Imagine you are a detective trying to solve a mystery: Who is a good credit risk, and who is likely to default on a loan?
To solve this, you have a massive pile of clues (data) about thousands of people: their income, age, job history, and how many credit cards they have. Your goal is to draw a line (a decision boundary) that separates the "good" people from the "bad" people.
The Problem with Old Tools
For a long time, detectives used two main tools:
- The Straight Line (Linear SVM): This is simple and easy to explain. "If income is high, they are good." But life isn't always a straight line. Sometimes, a person with a medium income but a very stable job is a better risk than someone with a high income but a chaotic history. A straight line misses these complex patterns.
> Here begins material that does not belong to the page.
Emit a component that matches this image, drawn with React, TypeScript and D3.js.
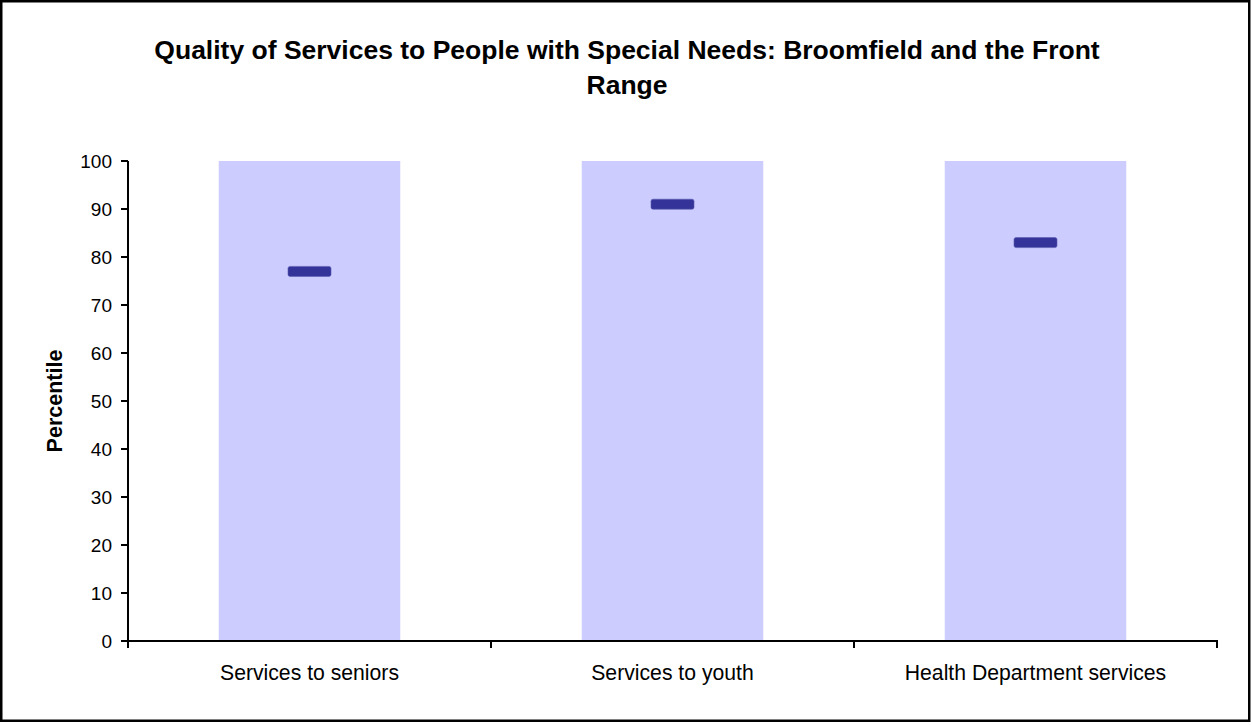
import React from "react";
import * as d3 from "d3";

const categories = ["Services to seniors", "Services to youth", "Health Department services"];
const rangeMax = [100, 100, 100];
const percentiles = [77, 91, 83];
const yTicks = [0, 10, 20, 30, 40, 50, 60, 70, 80, 90, 100];
const titleLines = ["Quality of Services to People with Special Needs: Broomfield and the Front", "Range"];
const yTitle = "Percentile";

export default function App() {
  const W = 1252, H = 725;
  const left = 128, right = 1217, top = 161, bottom = 641;
  const x = d3.scaleBand<string>().domain(categories).range([left, right]).paddingInner(0.5).paddingOuter(0.25);
  const xb = d3.scaleBand<string>().domain(categories).range([left, right]);
  const y = d3.scaleLinear().domain([0, 100]).range([bottom, top]);
  const font = "Arial, 'Liberation Sans', sans-serif";
  const mw = 43, mh = 10;
  return (
    <svg width={W} height={H} style={{ position: "absolute", left: 0, top: 0, background: "#fff" }} fontFamily={font}>
      <rect x={1.25} y={1.25} width={1248} height={719.5} fill="#fff" stroke="#000" strokeWidth={2.5} />
      {titleLines.map((t, i) => (
        <text key={i} x={627} y={59 + i * 35} textAnchor="middle" fontSize={26.5} fontWeight="bold" fill="#000">{t}</text>
      ))}
      {categories.map((c, i) => (
        <rect key={c} x={x(c)!} y={y(rangeMax[i])} width={x.bandwidth()} height={y(0) - y(rangeMax[i])} fill="#CCCCFF" />
      ))}
      {categories.map((c, i) => (
        <rect key={c + "m"} x={x(c)! + x.bandwidth() / 2 - mw / 2} y={y(percentiles[i]) - mh / 2} width={mw} height={mh} rx={2} fill="#333399" stroke="#5a5ab0" strokeWidth={0.6} />
      ))}
      <line x1={left} x2={left} y1={top} y2={bottom} stroke="#000" strokeWidth={2} />
      <line x1={left - 1} x2={right + 1} y1={bottom} y2={bottom} stroke="#000" strokeWidth={2} />
      {yTicks.map(t => (
        <g key={t}>
          <line x1={left - 7} x2={left} y1={y(t)} y2={y(t)} stroke="#000" strokeWidth={2} />
          <text x={112} y={y(t)} dy="0.35em" textAnchor="end" fontSize={19} fill="#000">{t}</text>
        </g>
      ))}
      {[...categories.map(c => xb(c)!), right].map((v, i) => (
        <line key={i} x1={v} x2={v} y1={bottom} y2={bottom + 7} stroke="#000" strokeWidth={2} />
      ))}
      {categories.map(c => (
        <text key={c + "l"} x={x(c)! + x.bandwidth() / 2} y={680} textAnchor="middle" fontSize={21.2} fill="#000">{c}</text>
      ))}
      <text transform={`translate(62,${(top + bottom) / 2}) rotate(-90)`} textAnchor="middle" fontSize={21.5} fontWeight="bold" fill="#000">{yTitle}</text>
    </svg>
  );
}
- The Magic Black Box (Kernel SVM): To catch complex patterns, mathematicians invented "Kernel" methods. They pretend to look at the data in a magical, higher-dimensional space where the lines do become straight. It works great, but it's a black box. You can't see why it made a decision. It's like a judge saying, "I ruled this way because the magic said so," without explaining the logic. Also, tuning these magic tools is like trying to fix a watch with a sledgehammer; it's hard and expensive.
The Middle Ground: The Quadratic Surface
Enter the Quadratic Surface Support Vector Machine (QSVM).
Instead of a straight line or a magical black box, this tool draws a curved surface (like a bowl or a saddle) to separate the good from the bad.
- The Good: It captures complex relationships (like how income and job stability interact) without needing magic.
- The Bad: To draw this curve, the model needs to calculate the relationship between every single pair of features. If you have 20 clues, it needs to check 200+ combinations. If you have 1,000 clues, it needs to check a million combinations!
- The Result: The model becomes bloated. It tries to memorize the noise in the data (overfitting) rather than learning the real rules. It's like a student who memorizes every single practice question instead of learning the concepts, so they fail the real test.
The New Solution: The "L0" Filter
The authors of this paper say: "Let's keep the curved surface, but let's cut out the fluff."
They propose a new method called -Regularized QSVM.
Think of the model as a chef with a massive spice rack containing thousands of spices (features and their interactions).
- Old Models: The chef uses everything in the rack, even the spices that taste bad or don't belong. The dish is confusing and tastes weird.
- Models (The "Lazy" Chef): The chef tries to use less, but they just use tiny amounts of everything. The dish is still cluttered.
- Models (The "Strict" Chef): This is the new method. The chef is given a strict rule: "You can only use exactly 12 spices." No more, no less.
The (pronounced "ell-zero") constraint forces the model to pick the absolute best 12 ingredients and throw the rest away completely (setting their weight to zero).
- Why is this cool? It creates a model that is simple to explain (because it only uses a few key factors) but powerful enough to handle complex curves. It's like a detective who says, "I don't need to check 1,000 alibis; I only need to focus on these 3 specific clues to solve the case."
How They Made It Work (The Penalty Decomposition)
The problem with the "Strict Chef" rule is that it's mathematically a nightmare. Trying to find the perfect 12 spices out of 1,000 is like finding a needle in a haystack while blindfolded. It's too hard for computers to solve directly.
The authors invented a clever trick called Penalty Decomposition:
- The Split: They split the problem into two easier tasks.
- Task A: "Find the best curve using all the spices." (Easy for computers).
- Task B: "Now, look at that curve and pick the top 12 spices, ignoring the rest." (Also easy).
- The Loop: They alternate between Task A and Task B over and over.
- "Here is a curve." -> "Okay, I'll pick the top 12." -> "Here is a new curve based on those 12." -> "Okay, I'll pick the top 12 again."
- The Result: Eventually, the curve stops changing, and the computer has found the perfect, simple, curved decision boundary.
What Did They Find?
They tested this new "Strict Chef" model on real-world data, including credit scoring (deciding who gets a loan).
- Performance: It was just as good at predicting who would pay back their loan as the complex, messy models.
- Interpretability: This is the big win. Because the model only uses a few features, a human can actually look at it and say, "Ah, I see! The model decided this person is risky because of their debt-to-income ratio combined with their job stability."
- Real World: In the credit scoring tests, the model successfully identified that credit risk isn't just about one number (like income); it's about how different numbers interact. But it did so without getting confused by irrelevant data.
The Bottom Line
This paper gives us a way to have our cake and eat it too. We get the power of complex, curved decision-making (to handle real-life messiness) but with the simplicity of a straight line (easy to understand and explain). It's like upgrading from a blurry, complicated map to a high-definition GPS that only highlights the roads you actually need to take.